Koomey: That boils it down to the essence. You want to be able to give people a sense that a data center with these characteristics will cost this much. Here's how much it will cost to buy, here's how much it will cost to operate. Consider the power supply in a low-end server. The power supply takes AC power and turns it into DC because that's what the chips use. Those power supplies typically are 75 to 80 percent efficient. You can get them 88 percent to 90 percent efficient, but people don't buy those for the bulk of the market because people making the servers think they're competing on first costs. In the market, without metrics, they are competing on first cost. But if you spend $20 or $30 on a more efficient power supply, that will pay for itself five times over in saved infrastructure costs. If you give them a simple model to compute the total costs, the person buying the server will know they will save $100 if they pay the extra $20 for the server, so that's an easy case to make—assuming that the person buying the server sees that benefit in his budget.

 

INSTITUTE: How widespread is this first-cost, sticker-shock mentality?

KOOMEY: It's pervasive throughout the economy. The first cost issue is something that has to be faced in the data center because the cost is so large. But this is a solvable issue. Once the true costs are seen at the top level of the company, people will start making more intelligent decisions.

 

INSTITUTE: Is that because these are long-term investments?

KOOMEY: Yes, these are mission-critical purchases. They are designed for 15 years, even though IT equipment in the data centers will turn over more frequently than that—typically every three or four years. The IT budget usually is a fixed budget. If you say you have to spend another 10 percent for servers that means you get 10 percent fewer servers. Spending more may be the right economic choice when you think in terms of total cost, but that doesn't matter to IT now. They're going to use up IT budget and buy as many servers as they can.

 

INSTITUTE: So the charge-back structure for departments has to change?

KOOMEY: Up until now, people were charged by the square foot for space in the data center. Increasingly they have to consider the number of kilowatts consumed, which will almost certainly drive some institutional changes.

 

INSTITUTE: How will these ratings be applied? Will it be a study with tables or will they be listed on the servers, almost like the energy use ratings on white goods?

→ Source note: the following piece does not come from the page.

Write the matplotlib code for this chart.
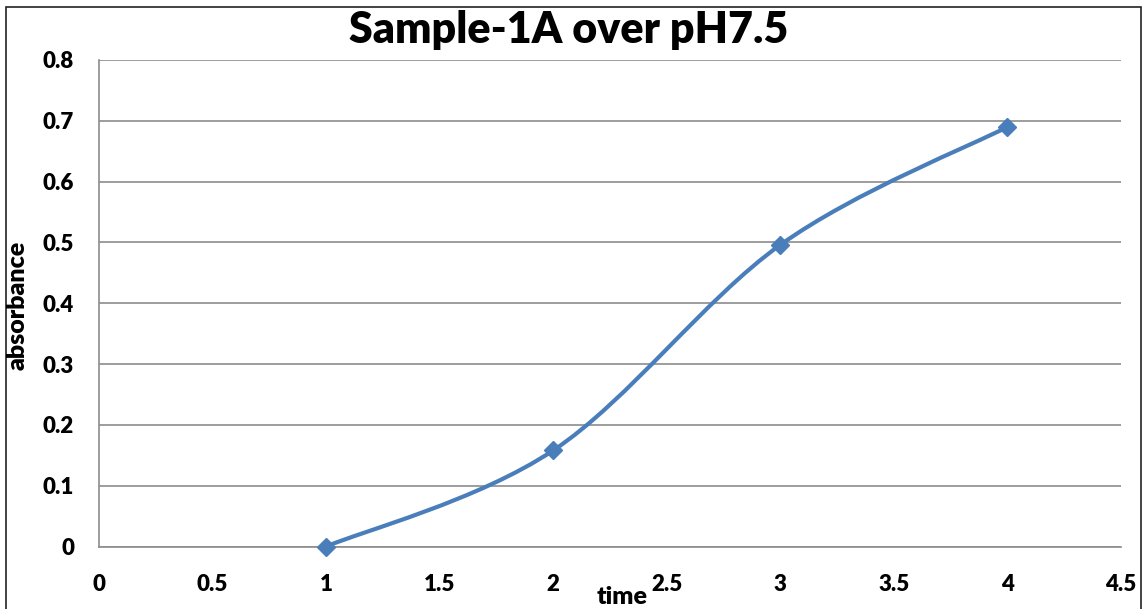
import numpy as np
import matplotlib.pyplot as plt
from matplotlib.path import Path
from matplotlib.patches import PathPatch, Rectangle

plt.rcParams['font.family'] = ['Lato', 'DejaVu Sans']

time = [1, 2, 3, 4]
absorbance = [0.0, 0.158, 0.496, 0.69]
x_ticks = [0, 0.5, 1, 1.5, 2, 2.5, 3, 3.5, 4, 4.5]
x_tick_labels = ['0', '0.5', '1', '1.5', '2', '2.5', '3', '3.5', '4', '4.5']
y_ticks = [0, 0.1, 0.2, 0.3, 0.4, 0.5, 0.6, 0.7, 0.8]
y_tick_labels = ['0', '0.1', '0.2', '0.3', '0.4', '0.5', '0.6', '0.7', '0.8']

blue = '#4a7ebb'

fig = plt.figure(figsize=(11.43, 6.09), dpi=100)
ax = fig.add_axes([99 / 1143, 1 - 546.5 / 609, (1121 - 99) / 1143, (546.5 - 60) / 609])

# outer chart frame (bottom edge cropped off in the original)
fig.patches.append(Rectangle((6 / 1143, -0.05), (1141 - 6) / 1143, 1.05 - 7 / 609,
                             transform=fig.transFigure, fill=False,
                             edgecolor='#222222', linewidth=1.2))

# smoothed line like Excel: Catmull-Rom style bezier through the points
pts = np.column_stack([time, absorbance])
verts = [pts[0]]
codes = [Path.MOVETO]
for i in range(len(pts) - 1):
    p0 = pts[max(i - 1, 0)]
    p1 = pts[i]
    p2 = pts[i + 1]
    p3 = pts[min(i + 2, len(pts) - 1)]
    c1 = p1 + (p2 - p0) / 6
    c2 = p2 - (p3 - p1) / 6
    verts += [c1, c2, p2]
    codes += [Path.CURVE4] * 3
ax.add_patch(PathPatch(Path(verts, codes), fill=False, edgecolor=blue,
                       linewidth=3, capstyle='round', zorder=3))
ax.plot(time, absorbance, linestyle='none', marker='D', markersize=9,
        color=blue, zorder=4, clip_on=False)

ax.set_xlim(0, 4.5)
ax.set_ylim(0, 0.8)
ax.set_xticks(x_ticks)
ax.set_xticklabels(x_tick_labels)
ax.set_yticks(y_ticks)
ax.set_yticklabels(y_tick_labels)
ax.tick_params(length=0, labelsize=16)
ax.tick_params(axis='y', pad=18)
ax.tick_params(axis='x', pad=20)
for lab in ax.get_xticklabels() + ax.get_yticklabels():
    lab.set_fontweight('heavy')
ax.grid(axis='y', color='#8c8c8c', linewidth=1.2)
ax.set_axisbelow(True)
for s in ['top', 'right']:
    ax.spines[s].set_visible(False)
ax.spines['left'].set_color('#8c8c8c')
ax.spines['bottom'].set_color('#8c8c8c')
ax.spines['left'].set_linewidth(1.2)
ax.spines['bottom'].set_linewidth(1.2)

fig.text(569 / 1143, 1 - 43 / 609, 'Sample-1A over pH7.5', ha='center', va='baseline',
         fontsize=31, fontweight='heavy')
fig.text(18 / 1143, 1 - 305 / 609, 'absorbance', ha='center', va='center',
         rotation=90, fontsize=18, fontweight='heavy')
fig.text(622 / 1143, 1 / 609, 'time', ha='center', va='bottom',
         fontsize=18, fontweight='heavy')

fig.savefig('out.png', dpi=100)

KOOMEY: Servers are complicated, so it will probably be a chart that says if you're computing at full load, here's the energy use. If you're computing at 50 percent or 20 percent, here's the energy use. The people buying servers are generally pretty sophisticated. But one of the dirty little secrets of data centers is that most servers run at 5 or 10 percent of their computing load. This results in a lot of valuable capital sitting around doing nothing, which is one of the reasons virtualization has gained a foothold. If you're running one application on one server at 5 percent load, on average, you could be running six or eight applications on that server and still not be taxing the server's capabilities. There really is a large potential for reducing inefficiencies in capital use, and also energy use, by virtualization.

 

INSTITUTE: Once you implement virtualization, what's the theoretical improvement in efficiency on total cost of ownership?

KOOMEY: I don't know if anyone has actually calculated that number. It's very application-specific.

 

INSTITUTE: Who runs the data center of the future, when all these metrics are in place?

KOOMEY: The Uptime Institute talks about Integrated Critical Environment teams, where you bring in financial people, facilities people and IT people on decisions about how the data center is operated. You will need to have all the key players at the table. In terms of the day-to-day operations, the IT folks will make decisions about what equipment is used and what applications are run, and the facilities folks will decide when to take something down for maintenance and backup and how to deal with an electricity outage. Each part of the organization will have its responsibilities. But ultimately, to preserve the reliability of the data center, they will need to have Integrated Critical Environment teams—or some other way to coordinate decisions related to the data center.

 

INSTITUTE: How do you calculate energy usage and cost? What are the factors you analyze?

KOOMEY: For a specific data center, you need to know the complement of equipment. You start out with square feet of electrically active floor area. That's the area where you put the server racks.

 

INSTITUTE: Does it matter how they're arranged?

KOOMEY: Yes. It matters for air flow and heat dissipation. You start with the amount of IT equipment. That tells you how much heat needs to be removed. Then you assess the physical geometry and the air flows, which will help you calculate how much cooling you need.

 

INSTITUTE: Does that make each data center unique?

KOOMEY: Yes, each of them is different, but for purposes of understanding the underlying relationships you can abstract the key characteristics. That's what the simple model for total cost of ownership is all about. You can create a simple model in a spreadsheet that most data center operators will look at and say, 'Okay, that's not exactly like my facility but it looks very similar and if I tweak this parameter and this parameter is will be close enough.' For purposes of understanding the relationships, you can poll the wisdom of Ken Brill and Bob Sullivan and Pitt Turner and compile that in a way that other people will find useful at the high level. You're not going to use it to design a data center, but maybe the CFO will use it to get a handle on IT energy use and IT costs, and infrastructure energy use and infrastructure cost. It gives them the basic tools to understand what's going on.

 

INSTITUTE: This sounds like it's going to force a restructuring inside of large corporations, which in the past were driven by decisions made at the top. Now it looks as if reality will creep up from the basement.

KOOMEY: Exactly. In this particular case, there's no way to hide it anymore. The only way to solve the problem is to change the way data center management is organized.